Hope has faded and Hollywood depictions have been entertaining but not accurate. All of these years later, James Hoffa has seen the movies. While they help keep the story alive, they're not the truth.

"I'm sick of it, because there have been so many movies. You know, there have been four movies, if you really think about it, you know, going back to Robert Blake, going back to Sylvester Stallone, and First, and people don't even know that all these movies have been made, I know them all, Hoffa with Jack Nicholson, and The Irishman, so there have so many major movies that keep the whole idea alive, you know, I'm tired of that, because they don't tell the story about what his true contribution was. That he was a great labor leader, that he cared about the members, that I was raised in a union home where we talked about the members around the kitchen table. That's the kind of family I was raising in. And that doesn't come through in those movies and that's what a story I want people to know," James Hoffa said.

Jimmy the dad

"He was a leader. I mean, he was our guy, and he ran the family, and he did a great job, and he wanted to come back in the union because he knew the union needed him to start rebuilding this union for the members so he could deliver for the members, and that's what this was all about," he said.

It was his father's fight who inspired James P. Hoffa to follow in his dad's footsteps. In 1998, he was elected president of the Teamsters Union, 41 years after his dad was elected and 23 years after he disappeared.

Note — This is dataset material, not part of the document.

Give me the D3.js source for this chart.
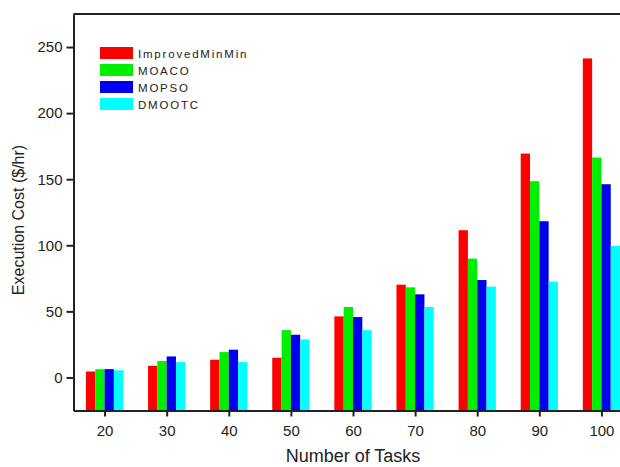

"The union was in shambles at that time. We had a guy in there by the name of Ron Carey – he had bankrupted the union, we didn't have any money, we didn't have a strike fund, and it was my job to pull it together. So it was my opportunity and I saw that opportunity. And it was a big thing because when you've been practicing law those years, I had to stop practicing law and go to work and I wanted that because I said, this is an opportunity that will never come again."

He had some shared goals with his father: make the union strong.

"I wanted to make sure the union was what it should be and the times change, the demands change, issues of the 60s are different than the 90s or 2000 and I wanted to make sure that the union delivers for its members and that's what this is all about and we did that," he said.

His own lasting legacy

At the age of 84, James P. Hoffa is working on his own memoir as he reflects back on his time as Teamsters president, a role he held for a decade longer than his father.

"I was there for 5 presidents 5 elections," James said.

As  he reflects back, James P. Hoffa may have followed his father's footsteps, but he never tried to be his father. 

Instead, he carved his own path and modernized the labor movement while restoring integrity to the union once tainted by corruption. He rebuilt the Teamster from the inside out through diplomacy and partnership with the government. 

His actions ensured the Hoffa name stands for for power, purpose, and the enduring strength of the American worker.